メディアは、そのような人々の変化を「気のゆるみ」や「自粛疲れ」と表現することがある。
確かに2020年4月の状況と比べれば、人々の気持ちも行動もゆるんでいるだろう。

でも特別なことをずっと続けるのは無理だ。
限られた短期間だったから、普段以上に頑張ることもできたし、我慢することもできたが、現状では何度も緊急事態宣言が延長され、感染が収束する見通しも立っていない。少し収束してもまたすぐに感染が広がり、宣言が再発令される。

「皆さん、今だけは我慢の時です」と呼び掛けられることがあるが、これ以上を求めるのは無理ではないだろうか。

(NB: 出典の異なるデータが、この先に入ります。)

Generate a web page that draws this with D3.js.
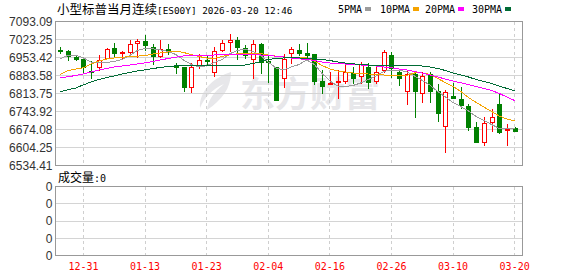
<!DOCTYPE html>
<html>
<head>
<meta charset="utf-8">
<script src="https://cdn.jsdelivr.net/npm/d3@7"></script>
<style>
  body { margin: 0; background: #fff; }
  svg { display: block; }
</style>
</head>
<body>
<div id="chart"></div>
<script>
// trading days shown on the chart
const dates = [
  "12-26", "12-29", "12-30", "12-31", "01-02", "01-05", "01-06", "01-07", "01-08", "01-09",
  "01-12", "01-13", "01-14", "01-15", "01-16", "01-19", "01-20", "01-21", "01-22", "01-23",
  "01-26", "01-27", "01-28", "01-29", "01-30", "02-02", "02-03", "02-04", "02-05", "02-06",
  "02-09", "02-10", "02-11", "02-12", "02-13", "02-16", "02-17", "02-18", "02-19", "02-20",
  "02-23", "02-24", "02-25", "02-26", "02-27", "03-02", "03-03", "03-04", "03-05", "03-06",
  "03-09", "03-10", "03-11", "03-12", "03-13", "03-16", "03-17", "03-18", "03-19", "03-20"
];

const opens = [
  6983, 6980.5, 6957, 6948.5, 6900, 6918.5, 6952, 6991, 6970, 6974,
  7009, 7016.5, 6993.5, 6960, 6987, 6919.5, 6916, 6838, 6925, 6942,
  6896.5, 6983, 7014.5, 7019.5, 6991, 6948.5, 7006.5, 6938, 6916, 6874.5,
  6970, 6983, 6971.5, 6968, 6864, 6851, 6859, 6864, 6892.5, 6883.5,
  6918.5, 6861.5, 6903, 6965, 6896.5, 6822.5, 6890, 6816.5, 6890, 6822.5,
  6689.5, 6803.5, 6793, 6767, 6685.5, 6625, 6702.5, 6774, 6673, 6679
];
const highs = [
  6996, 6983, 6961, 6952, 6939, 6965, 6991, 7009, 6980.5, 7019.5,
  7026, 7039, 7004, 7019.5, 7006.5, 6931, 6918.5, 6931, 6968, 6964,
  6993.5, 7019.5, 7045.5, 7032, 7000, 7019.5, 7010, 6961, 6918.5, 6968,
  6996, 7006.5, 7010.5, 6968, 6903, 6896.5, 6903, 6929, 6916, 6935,
  6931, 6918.5, 6983, 6974, 6905.5, 6903, 6892.5, 6896.5, 6896.5, 6851.5,
  6825.5, 6853.5, 6838, 6773.5, 6702.5, 6722, 6754.5, 6812.5, 6695, 6683
];
const lows = [
  6968, 6939, 6939, 6892.5, 6871, 6900, 6948, 6954.5, 6942, 6957,
  6952, 6980.5, 6925, 6952, 6964, 6890, 6821.5, 6815, 6909.5, 6925,
  6879.5, 6974, 6974, 6942, 6948.5, 6871, 6890, 6853, 6786, 6836,
  6929, 6958, 6948.5, 6845, 6810, 6845, 6790.5, 6851, 6851, 6851,
  6831, 6851, 6894, 6874, 6841, 6770, 6719.5, 6776, 6776, 6704,
  6583.5, 6793, 6754.5, 6670, 6622, 6612, 6663, 6657, 6612, 6668
];
const closes = [
  6978, 6961, 6947, 6916, 6898, 6944.5, 6987, 6970, 6973, 7006.5,
  7016.5, 7000, 6961, 6987, 6978, 6917, 6838, 6918.5, 6944.5, 6938,
  6980.5, 7010.5, 7019.5, 6993.5, 6965, 7004, 6936.5, 6935, 6789, 6948.5,
  6987, 6970, 6962.5, 6864, 6842, 6853, 6864, 6896.5, 6873, 6929,
  6857.5, 6896.5, 6976.5, 6913.5, 6874.5, 6890, 6822.5, 6883.5, 6822.5, 6737.5,
  6819, 6797, 6770, 6683, 6625, 6700, 6724.5, 6663, 6676.5, 6669
];

// moving averages as drawn on the chart
const ma5 = [
  6948.4, 6962.0, 6963.1, 6951.5, 6936.0, 6932.9, 6934.0, 6937.9, 6945.7, 6961.2,
  6980.6, 6988.4, 6987.2, 6983.3, 6976.7, 6965.1, 6943.7, 6926.3, 6916.6, 6921.2,
  6934.0, 6945.7, 6967.8, 6980.6, 6985.6, 6976.7, 6961.2, 6936.0, 6912.7, 6904.9,
  6916.6, 6926.3, 6943.7, 6926.3, 6891.4, 6862.3, 6842.9, 6840.9, 6844.8, 6854.5,
  6868.1, 6881.7, 6899.1, 6904.9, 6904.9, 6897.2, 6881.7, 6864.2, 6846.7, 6821.5,
  6800.2, 6778.8, 6763.3, 6745.9, 6724.5, 6709.0, 6693.5, 6678.0, 6676.0, 6678.0
];
const ma10 = [
  6887.5, 6903.0, 6908.8, 6913.5, 6928.2, 6939.9, 6947.6, 6951.5, 6954.6, 6956.5,
  6958.5, 6961.2, 6967.0, 6970.9, 6974.8, 6978.7, 6972.8, 6965.1, 6957.3, 6951.5,
  6949.6, 6957.3, 6963.9, 6967.8, 6969.0, 6970.9, 6969.0, 6963.1, 6958.5, 6955.4,
  6953.4, 6952.3, 6951.5, 6939.9, 6922.4, 6908.8, 6901.1, 6897.2, 6893.3, 6890.2,
  6889.4, 6887.5, 6885.5, 6883.6, 6881.7, 6883.6, 6893.3, 6893.3, 6887.5, 6872.0,
  6856.4, 6840.9, 6821.5, 6798.2, 6778.8, 6761.4, 6743.9, 6726.5, 6714.8, 6707.8
];
const ma20 = [
  6874.7, 6878.9, 6883.6, 6889.4, 6897.2, 6904.9, 6910.8, 6916.6, 6920.5, 6924.3,
  6928.2, 6932.9, 6937.9, 6943.7, 6949.6, 6954.6, 6959.3, 6961.2, 6961.2, 6962.0,
  6963.1, 6963.9, 6963.9, 6963.9, 6963.9, 6963.9, 6963.1, 6961.2, 6958.5, 6955.4,
  6951.5, 6948.4, 6945.7, 6941.8, 6936.0, 6932.1, 6930.2, 6928.2, 6926.3, 6924.3,
  6922.4, 6920.5, 6916.6, 6913.5, 6908.8, 6904.9, 6899.1, 6893.3, 6885.5, 6877.8,
  6870.0, 6862.3, 6855.3, 6848.7, 6840.9, 6833.2, 6825.4, 6813.8, 6800.2, 6786.6
];
const ma30 = [
  6821.5, 6828.1, 6835.1, 6847.5, 6858.4, 6868.1, 6875.8, 6881.7, 6889.4, 6895.2,
  6901.1, 6905.7, 6910.8, 6914.6, 6918.5, 6921.2, 6922.4, 6923.2, 6923.6, 6924.0,
  6924.3, 6924.3, 6924.3, 6924.3, 6924.3, 6930.2, 6937.9, 6945.7, 6949.6, 6951.5,
  6951.5, 6951.5, 6950.7, 6948.4, 6945.7, 6941.8, 6936.0, 6932.1, 6929.0, 6926.3,
  6924.3, 6924.3, 6924.3, 6924.3, 6922.4, 6922.4, 6922.4, 6920.5, 6916.6, 6910.8,
  6903.0, 6893.3, 6885.5, 6877.8, 6868.1, 6860.3, 6852.6, 6842.9, 6833.2, 6824.2
];

const priceTicks = [7093.09, 7023.25, 6953.42, 6883.58, 6813.75, 6743.92, 6674.08, 6604.25, 6534.41];
const volumeTicks = [0, 1, 2, 3, 4];
const volumeLabels = ["0", "0", "0", "0", "0"];
const dateTicks = ["12-31", "01-13", "01-23", "02-04", "02-16", "02-26", "03-10", "03-20"];

const maNames = ["5PMA", "10PMA", "20PMA", "30PMA"];
const maColors = ["#9c9c9c", "#f5a300", "#ff00ff", "#006b35"];

// layout
const width = 578, height = 276;
const left = 55.5, right = 522.5;
const mainTop = 21.5, mainBottom = 165.5;
const volTop = 186.5, volBottom = 255.5;

const svg = d3
  .select("#chart")
  .append("svg")
  .attr("width", width)
  .attr("height", height);

const x = d3.scaleBand().domain(dates).range([56.5, 518.5]);
const cx = (d) => x(d) + x.bandwidth() / 2;
const y = d3.scaleLinear().domain([6534.41, 7093.09]).range([mainBottom, mainTop]);
const yVol = d3.scaleLinear().domain([0, 4]).range([volBottom, volTop]);

// watermark
const wm = svg.append("g").attr("fill", "#e7e7ea");
wm.append("path")
  .attr("d", "M231,72 C212,78 199,92 200,108 C204,98 212,89 224,84 C214,92 208,100 207,110 C222,100 231,88 231,72 Z");
wm.append("text")
  .attr("x", 240)
  .attr("y", 107)
  .style("font-family", "'Noto Sans CJK SC'")
  .style("font-size", "35px")
  .style("font-weight", "bold")
  .text("东方财富");

// grid lines
const grid = svg.append("g").attr("stroke", "#d4d4d4").attr("shape-rendering", "crispEdges");
grid.selectAll(".hg")
  .data(priceTicks.slice(1, -1))
  .join("line")
  .attr("x1", left).attr("x2", right)
  .attr("y1", (d) => Math.round(y(d) - 0.5) + 0.5)
  .attr("y2", (d) => Math.round(y(d) - 0.5) + 0.5);
grid.selectAll(".vg")
  .data(volumeTicks.slice(1, -1))
  .join("line")
  .attr("x1", left).attr("x2", right)
  .attr("y1", (d) => Math.round(yVol(d) - 0.5) + 0.5)
  .attr("y2", (d) => Math.round(yVol(d) - 0.5) + 0.5);

const dash = svg.append("g")
  .attr("stroke", "#cfcfcf")
  .attr("stroke-dasharray", "3,3")
  .attr("shape-rendering", "crispEdges");
dateTicks.forEach((d) => {
  const px = Math.round(cx(d) - 0.5) + 0.5;
  dash.append("line").attr("x1", px).attr("x2", px).attr("y1", mainTop).attr("y2", mainBottom);
  dash.append("line").attr("x1", px).attr("x2", px).attr("y1", volTop).attr("y2", volBottom);
});

// candles
const candles = dates.map((d, i) => ({
  date: d, open: opens[i], high: highs[i], low: lows[i], close: closes[i]
}));

const cg = svg.append("g").attr("shape-rendering", "crispEdges");
candles.forEach((d) => {
  const up = d.close >= d.open;
  const col = up ? "#ff0000" : "#008000";
  const px = Math.round(cx(d.date));
  cg.append("line")
    .attr("x1", px + 0.5).attr("x2", px + 0.5)
    .attr("y1", y(d.high)).attr("y2", y(d.low))
    .attr("stroke", col);
  const top = Math.round(y(Math.max(d.open, d.close)));
  const bot = Math.round(y(Math.min(d.open, d.close)));
  if (bot - top < 1) {
    cg.append("line")
      .attr("x1", px - 2).attr("x2", px + 3)
      .attr("y1", top + 0.5).attr("y2", top + 0.5)
      .attr("stroke", col);
  } else if (up) {
    cg.append("rect")
      .attr("x", px - 1.5).attr("y", top + 0.5)
      .attr("width", 4).attr("height", bot - top)
      .attr("fill", "#fff").attr("stroke", col);
  } else {
    cg.append("rect")
      .attr("x", px - 2).attr("y", top)
      .attr("width", 5).attr("height", bot - top + 1)
      .attr("fill", col);
  }
});

// moving average lines
const line = d3.line().x((d, i) => cx(dates[i])).y((d) => y(d));
[ma5, ma10, ma20, ma30].forEach((s, k) => {
  svg.append("path")
    .datum(s)
    .attr("fill", "none")
    .attr("stroke", maColors[k])
    .attr("stroke-width", 1)
    .attr("shape-rendering", "crispEdges")
    .attr("d", line);
});

// frames
const frame = svg.append("g").attr("fill", "none").attr("stroke", "#999").attr("shape-rendering", "crispEdges");
frame.append("rect").attr("x", left).attr("y", mainTop).attr("width", right - left).attr("height", mainBottom - mainTop);
frame.append("rect").attr("x", left).attr("y", volTop).attr("width", right - left).attr("height", volBottom - volTop);

// axes
const yAxis = svg.append("g")
  .attr("transform", `translate(${left},0)`)
  .call(d3.axisLeft(y).tickValues(priceTicks).tickSize(0).tickPadding(3).tickFormat(d3.format(".2f")));
const volAxis = svg.append("g")
  .attr("transform", `translate(${left},0)`)
  .call(d3.axisLeft(yVol).tickValues(volumeTicks).tickSize(0).tickPadding(3).tickFormat((d, i) => volumeLabels[i]));
[yAxis, volAxis].forEach((g) => {
  g.select(".domain").remove();
  g.selectAll("text")
    .attr("fill", "#333")
    .style("font-family", "'Liberation Sans', Arial, sans-serif")
    .style("font-size", "12px");
});

const xAxis = svg.append("g")
  .attr("transform", `translate(0,${volBottom})`)
  .call(d3.axisBottom(x).tickValues(dateTicks).tickSize(0).tickPadding(7));
xAxis.select(".domain").remove();
xAxis.selectAll("text")
  .attr("fill", "#ff0000")
  .style("font-family", "'DejaVu Sans Mono', monospace")
  .style("font-size", "10px");

// title
const title = svg.append("text").attr("x", 57).attr("y", 14).attr("fill", "#000");
title.append("tspan").style("font-family", "'Noto Sans CJK SC'").style("font-size", "12.5px").text("小型标普当月连续");
title.append("tspan").style("font-family", "'DejaVu Sans Mono', monospace").style("font-size", "9.4px").text("[ES00Y] 2026-03-20 12:46");

// legend
const legendX = [338, 380, 425, 472];
maNames.forEach((n, k) => {
  const t = svg.append("text")
    .attr("x", legendX[k]).attr("y", 13)
    .style("font-family", "'DejaVu Sans Mono', monospace")
    .style("font-size", "10px")
    .attr("fill", "#000")
    .text(n);
  const w = t.node().getComputedTextLength();
  svg.append("rect")
    .attr("x", Math.round(legendX[k] + w + 3)).attr("y", 7)
    .attr("width", 6).attr("height", 4)
    .attr("fill", maColors[k]);
});

// volume label
const vt = svg.append("text").attr("x", 58).attr("y", 182).attr("fill", "#000");
vt.append("tspan").style("font-family", "'Noto Sans CJK SC'").style("font-size", "12px").text("成交量");
vt.append("tspan").style("font-family", "'DejaVu Sans Mono', monospace").style("font-size", "10px").text(":0");
</script>
</body>
</html>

「気のゆるみ」が指摘されている一方で、新しい習慣が浸透してきている。
飲食店の営業時間は短いし、夜遅くまで遊び歩くことがなくなった。大人数で集まって飲み会を開くことがなくなった。家族の時間を大事にするようになった。日常生活ではもちろん、呼吸が苦しくなる運動をするときでさえ、外出時にはいつでもマスクをするようになった。マスク会食をするようになった。スーパーやコンビニをはじめとする、すべてのお店で入り口に検温と消毒用アルコールが設置されるようになった。

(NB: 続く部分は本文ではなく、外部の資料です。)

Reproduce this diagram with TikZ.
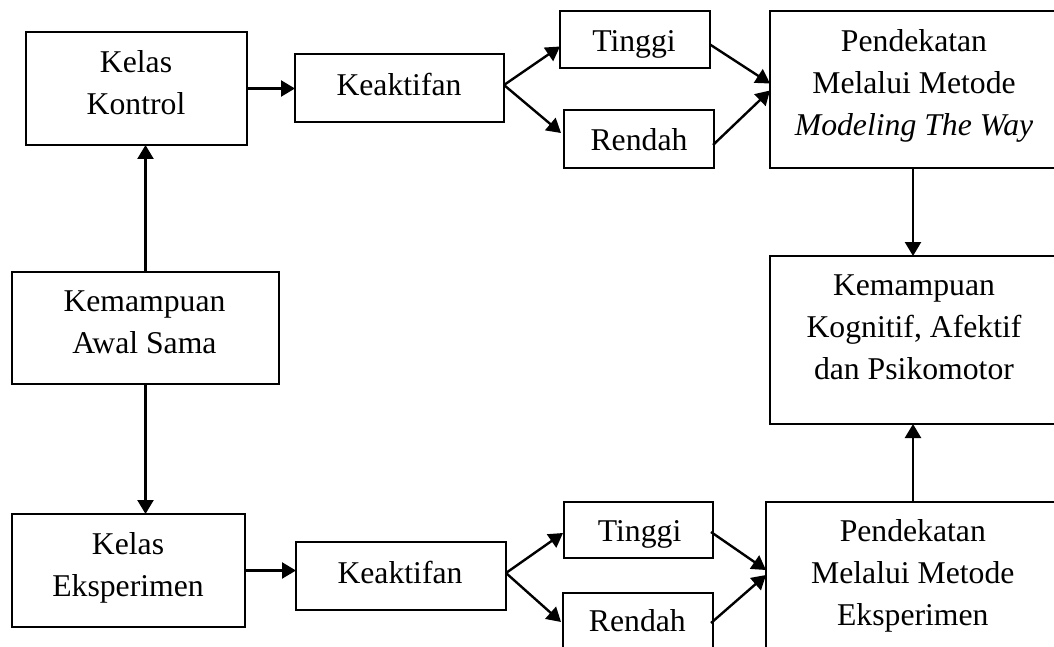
\documentclass[tikz,border=0pt]{standalone}
\usepackage{fontspec}
\setmainfont{Liberation Serif}
\usetikzlibrary{arrows.meta,calc}
\tikzset{
  bx/.style={draw, line width=2pt, inner sep=0pt, outer sep=0pt},
  txt/.style={align=center, inner sep=0pt, font=\fontsize{31.7}{42}\selectfont},
  arr/.style={line width=2.4pt, -{Triangle[length=14pt,width=16pt]}}
}
\begin{document}
\begin{tikzpicture}[x=1pt,y=-1pt]
\useasboundingbox (0,0) rectangle (1054,647);
\clip (0,0) rectangle (1054,647);
% boxes
\node[bx, minimum width=221pt, minimum height=113pt] (kk) at (136.5,88.5) {};
\node[bx, minimum width=209pt, minimum height=68pt] (ka1) at (399.5,88) {};
\node[bx, minimum width=150pt, minimum height=57pt] (t1) at (635,39.5) {};
\node[bx, minimum width=150pt, minimum height=58pt] (r1) at (639,139) {};
\node[bx, minimum width=286pt, minimum height=157pt] (p1) at (913,89.5) {};
\node[bx, minimum width=286pt, minimum height=168pt] (km) at (913,340) {};
\node[bx, minimum width=267pt, minimum height=112pt] (aw) at (145.5,328) {};
\node[bx, minimum width=233pt, minimum height=113pt] (ke) at (128.5,570.5) {};
\node[bx, minimum width=210pt, minimum height=68pt] (ka2) at (401,576) {};
\node[bx, minimum width=149pt, minimum height=56pt] (t2) at (638.5,530) {};
\node[bx, minimum width=150pt, minimum height=56pt] (r2) at (638,621) {};
\node[bx, minimum width=291pt, minimum height=148pt] (p2) at (911.5,576) {};
% texts
\node[txt] (kkT) at (136,82.2) {Kelas\\Kontrol};
\node[txt] (ka1T) at (399,84.9) {Keaktifan};
\node[txt] (t1T) at (634,44.2) {Tinggi};
\node[txt] (r1T) at (639,139.2) {Rendah};
\node[txt] (p1T) at (914,86) {Pendekatan\\Melalui Metode\\\textit{Modeling The Way}};
\node[txt] (kmT) at (914,327.6) {Kemampuan\\Kognitif, Afektif\\dan Psikomotor};
\node[txt] (awT) at (144.5,322) {Kemampuan\\Awal Sama};
\node[txt] (keT) at (128,567.7) {Kelas\\Eksperimen};
\node[txt] (ka2T) at (400,572.5) {Keaktifan};
\node[txt] (t2T) at (639.6,534.3) {Tinggi};
\node[txt] (r2T) at (637.4,620.8) {Rendah};
\node[txt] (p2T) at (912.8,576.3) {Pendekatan\\Melalui Metode\\Eksperimen};
% connectors
\draw[arr] (aw.north) -- (aw.north |- kk.south);
\draw[arr] (aw.south) -- (aw.south |- ke.north);
\draw[arr] (kk.east) -- (kk.east -| ka1.west);
\draw[arr] (ke.east) -- (ke.east -| ka2.west);
\draw[arr] ($(ka1.east)+(0,-3)$) -- ($(t1.west)+(0,7)$);
\draw[arr] ($(ka1.east)+(0,-3)$) -- ($(r1.west)+(-3,-6)$);
\draw[arr] ($(t1.east)+(0,5)$) -- ($(p1.west)+(0,-6)$);
\draw[arr] ($(r1.east)+(-1,6)$) -- ($(p1.west)+(0,1)$);
\draw[arr] (p1.south) -- (p1.south |- km.north);
\draw[arr] (km.south |- p2.north) -- (km.south);
\draw[arr] ($(ka2.east)+(0,-3)$) -- ($(t2.west)+(-1,3)$);
\draw[arr] ($(ka2.east)+(0,-3)$) -- ($(r2.west)+(-2,1)$);
\draw[arr] ($(t2.east)+(-2,2)$) -- ($(p2.west)+(0,-6)$);
\draw[arr] ($(r2.east)+(-2,2)$) -- ($(p2.west)+(0,-1)$);
\end{tikzpicture}
\end{document}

気がゆるんでいると言いつつも、人々の意識や常識が変わり、基本的な感染予防対策が社会に根付いてきているように思う。

新型コロナウイルス感染症の感染防止対策をするにあたって、一番影響を受けているのは、飲食業界である。営業時間の短縮や、酒類提供の制限など、多くの制約を課されていて、風当たりの厳しい状況が続いている。
私は自身でグルメブログを運営するくらい、食べ歩きが大好きで、お気に入りのお店を数多く持っているが、閉店に追い込まれてしまったお店も少なくない。

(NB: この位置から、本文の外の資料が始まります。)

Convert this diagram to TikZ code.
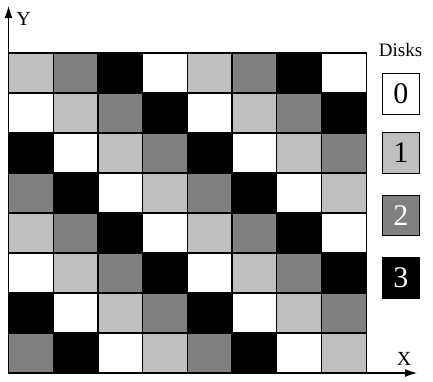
\documentclass[tikz,border=0pt]{standalone}
\usepackage{fontspec}
\setmainfont{Liberation Serif}
\usetikzlibrary{arrows.meta}
\definecolor{lg}{gray}{0.75}
\definecolor{dg}{gray}{0.5}
\begin{document}
\begin{tikzpicture}[x=1pt,y=-1pt,
  cellbox/.style={draw=black, line width=1.2pt},
  axis/.style={draw=black, line width=1.1pt, -{Latex[length=12pt,width=8pt]}},
  disk/.style={draw=black, line width=0.9pt, minimum width=37pt, minimum height=40.5pt,
    inner sep=0pt, anchor=north west, font=\fontsize{30}{30}\selectfont},
  lab/.style={inner sep=0pt, font=\fontsize{20}{20}\selectfont}]
\useasboundingbox (0,0) rectangle (433,381);
\fill[white] (0,0) rectangle (433,381);
\foreach \c in {0,...,7} {
  \foreach \r in {0,...,7} {
    \pgfmathtruncatemacro\d{mod(\c-\r+9,4)}
    \ifcase\d \def\fc{white}\or \def\fc{lg}\or \def\fc{dg}\or \def\fc{black}\fi
    \filldraw[cellbox, fill=\fc] (8.5+\c*44.7, 53+\r*40) rectangle ++(44.7,40);
  }
}
\coordinate (O) at (8.5,373);
\coordinate (Ytip) at (8.5,6);
\coordinate (Xtip) at (417,373);
\draw[axis] (O) -- (Ytip);
\draw[axis] (O) -- (Xtip);
\node[lab] (ylab) at (23.5,19) {Y};
\node[lab] (xlab) at (404,358.5) {X};
\node[lab, font=\fontsize{19}{19}\selectfont] (disks) at (400.5,50) {Disks};
\node[disk, fill=white] (d0) at (382,73) {0};
\node[disk, fill=lg] (d1) at (382,132) {1};
\node[disk, fill=dg, text=white] (d2) at (382,194.5) {2};
\node[disk, fill=black, text=white] (d3) at (382,257) {3};
\end{tikzpicture}
\end{document}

国や地方自治体から支援金はでているものの、そんなはした金では足りないという声も多く聞こえてくる。国が出した規制に従っているのだから、支援をしてもらって当たり前、というのは確かにそうだ。好きなお店には末永く営業してほしいので、なるべく頻繁に利用したいし、応援もしたい。

でも、飲食店が新型コロナウイルス感染症の感染拡大のやり玉にあげられてから、もう1年近くも経つ。
コロナの影響を受けて、テレワークが進み、企業の首都圏離れが起こり、良くも悪くもこの1年ちょっとで、時代が何倍ものスピードで進んでしまったように思う。
これからまた、2020年春以前の世の中に戻る保証はない。

飲食店には、確かに風当たりが強いかもしれない。
だが、時代に合った新しい需要にこたえ、新しいビジネスチャンスをつかんでいくべきなのだと思う。

マスクがこんなに売れるなんて、UBEREATSがこんなに流行るなんて、誰が想像しただろう。

このパンデミックが人災だったのか、天災だったのかはわからない。
収まった後に世の中が元に戻るのか、そもそも感染が収束することがあるのかすらもわからない。

私たちは、こんな時代に生まれてしまった。
こんな時代の中でも、新しい生き方を受け入れて強く生きていかなくてはならない。